May 3, 2021
Tilray CEO eyes looser pot rules, potential big brand partner
Tilray CEO: Plans to lobby US, Canada for better cannabis distribution
With Tilray Inc. finally closing its merger with Aphria Inc. to create the largest cannabis company in Canada, the head of the new company said he plans to turn his attention to lobbying U.S. and Canadian governments to expand access to legal pot products.
Tilray Chief Executive Officer Irwin Simon said that the company, the consummation of a $8.2-billion merger of two of Canada's biggest pot producers, has a target of capturing 30 per cent of the Canadian recreational marijuana market.
Getting there will be a challenge for a company that has roughly 17 per cent share of the market, according to recent data from cannabis retail analysis platform Hifyre. That might require tweaking some of the rules on how cannabis products can be distributed and marketed in Canada, Simon told BNN Bloomberg.
"One of the things I have to try and do in Canada is how do we get, you know, the government to allow us to change the way we can market to consumers," Simon said during a broadcast interview.
"There's lots of lobbying I have to do with the government in Canada to get things changed and there's lobbying we have to do in the U.S. to ultimately to get the SAFE Banking Act on and to get recreational and medical cannabis legalized in the U.S."
Since Canada legalized recreational cannabis in October 2018, many of the country's pot producers have been stymied in how they can market new brands and product categories to so-called “canna-curious” consumers in a market that analysts project could be worth $9 billion in five years.

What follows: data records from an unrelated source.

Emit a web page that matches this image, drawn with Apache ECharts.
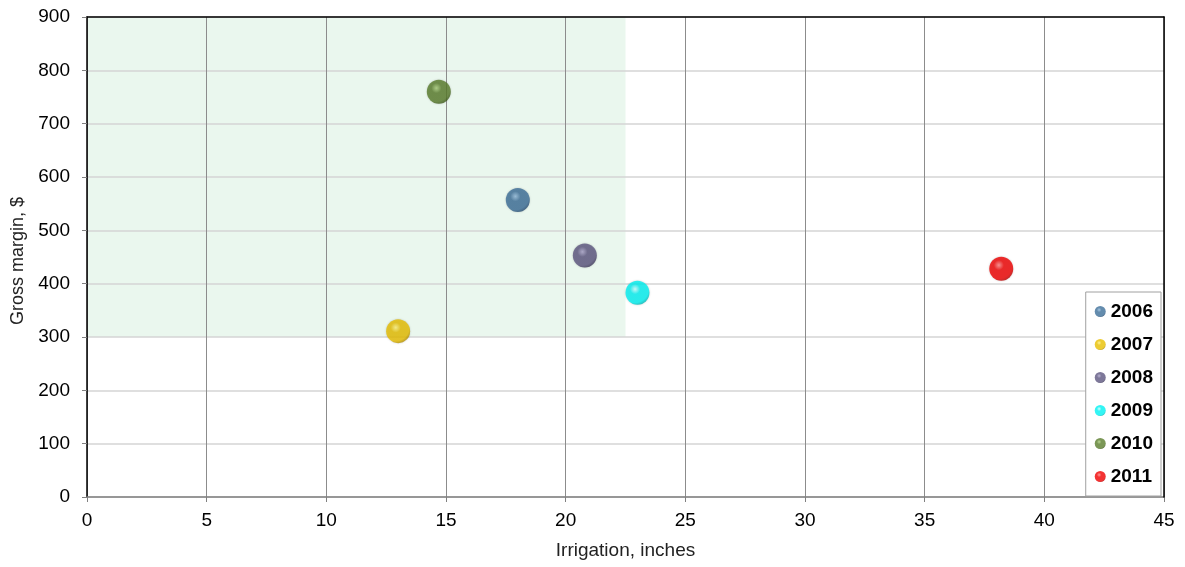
<!DOCTYPE html>
<html><head><meta charset="utf-8">
<script src="https://cdn.jsdelivr.net/npm/echarts@6/dist/echarts.min.js"></script>
<style>html,body{margin:0;padding:0;background:#fff}#c{width:1185px;height:567px}</style>
</head><body><div id="c"></div>
<script>
const years = ['2006','2007','2008','2009','2010','2011'];
const irrigation = [18.0, 13.0, 20.8, 23.0, 14.7, 38.2];
const grossMargin = [557, 311, 453, 383, 760, 428];
const baseColors = ['#3D6F99','#E8BF00','#5D5680','#00F2F2','#5A7D2C','#F00000'];
const lightColors = ['#8FB8DA','#FFF27A','#A8A0C8','#C8FFFF','#A8CC78','#FF8080'];
const darkColors = ['#23456A','#A88400','#3A3455','#00B0B0','#3A5518','#B00000'];
const shadeX = [0, 22.5];
const shadeY = [300, 900];
const xTicks = {min:0, max:45, interval:5};
const yTicks = {min:0, max:900, interval:100};

function sphere(i){
  return {type:'radial', x:0.4, y:0.35, r:0.7, colorStops:[
    {offset:0, color:lightColors[i]},
    {offset:0.3, color:baseColors[i]},
    {offset:0.8, color:baseColors[i]},
    {offset:1, color:darkColors[i]}
  ]};
}
const font = 'Liberation Sans, Arial, sans-serif';
const series = years.map((y,i)=>({
  name:y, type:'scatter', symbol:'circle', symbolSize:24,
  data:[[irrigation[i], grossMargin[i]]],
  itemStyle:{color:sphere(i), shadowBlur:2, shadowColor:'rgba(0,0,0,0.25)'},
  z:6
}));
series.unshift({
  name:'shade', type:'scatter', data:[], silent:true, z:1,
  markArea:{silent:true, z:1, itemStyle:{color:'#EAF7EE'},
    data:[[{coord:[shadeX[0], shadeY[0]]},{coord:[shadeX[1], shadeY[1]]}]]}
});
const chart = echarts.init(document.getElementById('c'), null, {renderer:'canvas'});
const frameAxis = {type:'value', z:5, axisLabel:{show:false}, axisTick:{show:false}, splitLine:{show:false},
  axisLine:{show:true, onZero:false, lineStyle:{color:'#000', width:1.5}}};
chart.setOption({
  animation:false,
  backgroundColor:'#fff',
  grid:{left:87, right:21, top:17, bottom:70, containLabel:false, outerBoundsMode:'none'},
  legend:{
    data:years, orient:'vertical', right:24, top:292,
    icon:'circle', itemWidth:11, itemHeight:11, itemGap:12,
    padding:[9,8,9,9],
    borderColor:'#A0A0A0', borderWidth:1, backgroundColor:'#fff',
    textStyle:{fontFamily:font, fontWeight:'bold', fontSize:19, lineHeight:21, color:'#000'}
  },
  xAxis:[{type:'value', min:xTicks.min, max:xTicks.max, interval:xTicks.interval, z:3,
    name:'Irrigation, inches', nameLocation:'middle', nameGap:44,
    nameTextStyle:{fontFamily:font, fontSize:19, color:'#222'},
    axisLine:{show:true, onZero:false, lineStyle:{color:'#808080', width:1.5}},
    axisTick:{show:true, length:5, lineStyle:{color:'#808080'}},
    axisLabel:{fontFamily:font, fontSize:19, color:'#000', margin:14},
    splitLine:{show:true, lineStyle:{color:'#8C8C8C', width:1}}
  }, Object.assign({position:'top', min:xTicks.min, max:xTicks.max}, frameAxis)],
  yAxis:[{type:'value', min:yTicks.min, max:yTicks.max, interval:yTicks.interval, z:3,
    name:'Gross margin, $', nameLocation:'middle', nameGap:52,
    nameTextStyle:{fontFamily:font, fontSize:18, color:'#222', padding:[0,8,0,0]},
    axisLine:{show:true, onZero:false, lineStyle:{color:'#000', width:1.5}},
    axisTick:{show:true, length:5, lineStyle:{color:'#808080'}},
    axisLabel:{fontFamily:font, fontSize:19, color:'#000', margin:17},
    splitLine:{show:true, lineStyle:{color:'#D4D4D4', width:1.5}}
  }, Object.assign({position:'right', min:yTicks.min, max:yTicks.max}, frameAxis)],
  series:series
});
</script></body></html>
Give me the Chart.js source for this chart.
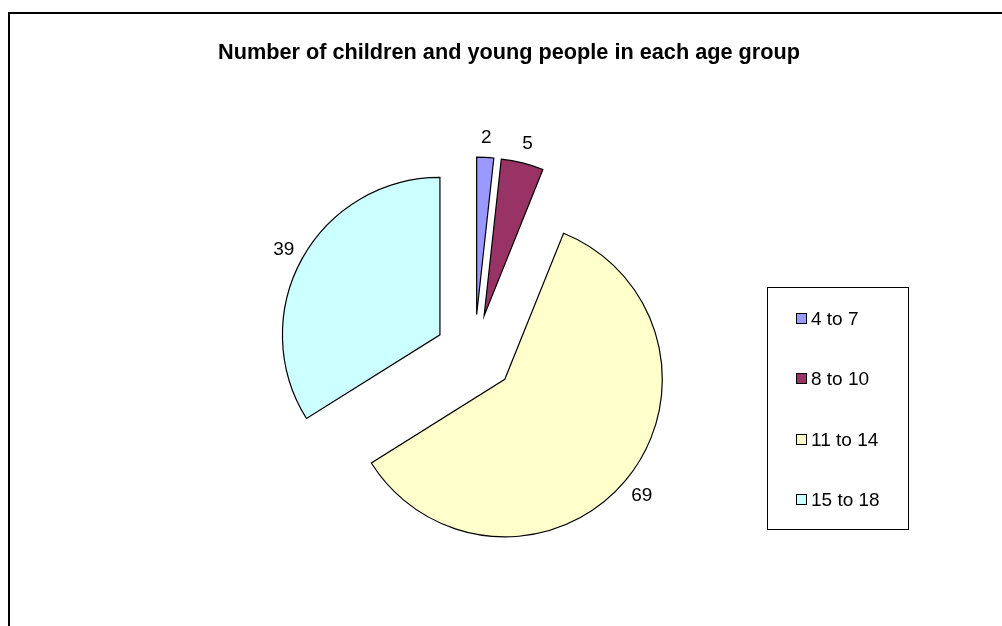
<!DOCTYPE html>
<html>
<head>
<meta charset="utf-8">
<title>Children and young people by age group</title>
<script src="https://cdn.jsdelivr.net/npm/chart.js@4"></script>
<style>
  html, body { margin: 0; padding: 0; background: #fff; }
  canvas { display: block; }
</style>
</head>
<body>
<canvas id="ageChart" width="1002" height="626"></canvas>
<script>
const chartTitle = "Number of children and young people in each age group";
const ageGroups = ["4 to 7", "8 to 10", "11 to 14", "15 to 18"];
const counts = [2, 5, 69, 39];
const sliceColors = ["#9999FF", "#993366", "#FFFFCC", "#CCFFFF"];

const FONT = '"Liberation Sans", Arial, sans-serif';
const explodeBy = 39.5;   // px every slice is pulled out from the centre
const labelGap = 21;      // px between the arc edge and the value label

// outer frame + title
const frame = {
  id: "frame",
  beforeDraw(chart) {
    const ctx = chart.ctx;
    ctx.save();
    ctx.fillStyle = "#fff";
    ctx.fillRect(0, 0, chart.width, chart.height);
    ctx.strokeStyle = "#000";
    ctx.lineWidth = 2;
    ctx.strokeRect(9, 13, 1200, 800);
    ctx.fillStyle = "#000";
    ctx.font = "bold 21.7px " + FONT;
    ctx.textAlign = "center";
    ctx.textBaseline = "alphabetic";
    ctx.fillText(chartTitle, 509, 59);
    ctx.restore();
  },
};

// draw each slice pushed out along its middle angle
const explode = {
  id: "explode",
  beforeDatasetDraw(chart, args) {
    const ctx = chart.ctx;
    args.meta.data.forEach((arc) => {
      const mid = (arc.startAngle + arc.endAngle) / 2;
      ctx.save();
      ctx.translate(Math.cos(mid) * explodeBy, Math.sin(mid) * explodeBy);
      arc.draw(ctx);
      ctx.restore();
    });
    return false;
  },
};

// value labels outside the slices
const valueLabels = {
  id: "valueLabels",
  afterDatasetsDraw(chart) {
    const ctx = chart.ctx;
    const meta = chart.getDatasetMeta(0);
    const values = chart.data.datasets[0].data;
    ctx.save();
    ctx.font = "19px " + FONT;
    ctx.fillStyle = "#000";
    ctx.textAlign = "center";
    ctx.textBaseline = "alphabetic";
    meta.data.forEach((arc, i) => {
      const mid = (arc.startAngle + arc.endAngle) / 2;
      const r = arc.outerRadius + explodeBy + labelGap;
      const x = arc.x + Math.cos(mid) * r;
      const y = arc.y + Math.sin(mid) * r;
      ctx.fillText(String(values[i]), x, y + 6.8);
    });
    ctx.restore();
  },
};

// boxed legend on the right
const boxLegend = {
  id: "boxLegend",
  afterDraw(chart) {
    const ctx = chart.ctx;
    const ds = chart.data.datasets[0];
    ctx.save();
    ctx.strokeStyle = "#000";
    ctx.lineWidth = 1;
    ctx.strokeRect(767.5, 287.5, 141, 242);
    ctx.font = "19px " + FONT;
    ctx.textAlign = "left";
    ctx.textBaseline = "alphabetic";
    chart.data.labels.forEach((label, i) => {
      const cy = 318 + i * 60.4;
      ctx.fillStyle = ds.backgroundColor[i];
      ctx.fillRect(796.5, Math.round(cy - 5) + 0.5, 10, 10);
      ctx.strokeStyle = "#000";
      ctx.strokeRect(796.5, Math.round(cy - 5) + 0.5, 10, 10);
      ctx.fillStyle = "#000";
      ctx.fillText(label, 811, cy + 6.8);
    });
    ctx.restore();
  },
};

new Chart(document.getElementById("ageChart"), {
  type: "pie",
  data: {
    labels: ageGroups,
    datasets: [
      {
        data: counts,
        backgroundColor: sliceColors,
        borderColor: "#000",
        borderWidth: 1.2,
        borderJoinStyle: "miter",
      },
    ],
  },
  options: {
    responsive: false,
    devicePixelRatio: 1,
    animation: false,
    radius: 157.5,
    layout: { padding: { left: 100, right: 153, top: 120, bottom: 38 } },
    plugins: {
      legend: { display: false },
      title: { display: false },
      tooltip: { enabled: false },
    },
    events: [],
  },
  plugins: [frame, explode, valueLabels, boxLegend],
});
</script>
</body>
</html>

While some companies have turned to social media and age-gated websites for marketing, many brands available in the legal market have failed to resonate with consumers who may still need convincing to transition away from the illicit market, according to a report last year from Brightfield Group, an industry consultancy.
Simon said that he expects revenue in Canada to bounce back from a poor start to the year caused by COVID-19 lockdowns that prevented people from visiting retail stores, a major driver of sales, as well as keeping his own marketing team from being able to promote their products to "budtenders".
"Like other retailers, when you can't get consumers in your stores, when you can't educate consumers about your products, and you can't get your people in the stores to talk to the salespeople that are selling it, it's pretty hard to sell products," Simon said.
Simon remains optimistic about Tilray's opportunities in Europe, with the company already shipping products in new markets like Israel and Portugal, while centralizing its production from a facility in Portugal. The continent, however, is still in the early stages of cannabis legalization, with roughly 10,000 kilograms sold into Germany's medical cannabis market last year.
"We've been shut down there for almost a year and we've still been able to educate consumers and get distribution out there," he said. "The great thing about Europe is there are 600 million people there. It's a big continent that you can sell a lot of product into, and there's a lot of countries to be able to do it."
Simon also expressed interest in a potential partnership with another major consumer-packaged goods company following comments made by Philip Morris International CEO Andre Calantzopoulos last month that the tobacco giant was beginning to look into investing in the cannabis space.
"There's not only the Philip Morris CEO, but I think once legalisation does happen in the U.S., you're going to see multiple consumer-packaged-goods companies looking to get into this industry," Simon said. "If something makes sense, we're going to look at and evaluate all the options and partnerships with a lot of consumer-packaged goods companies."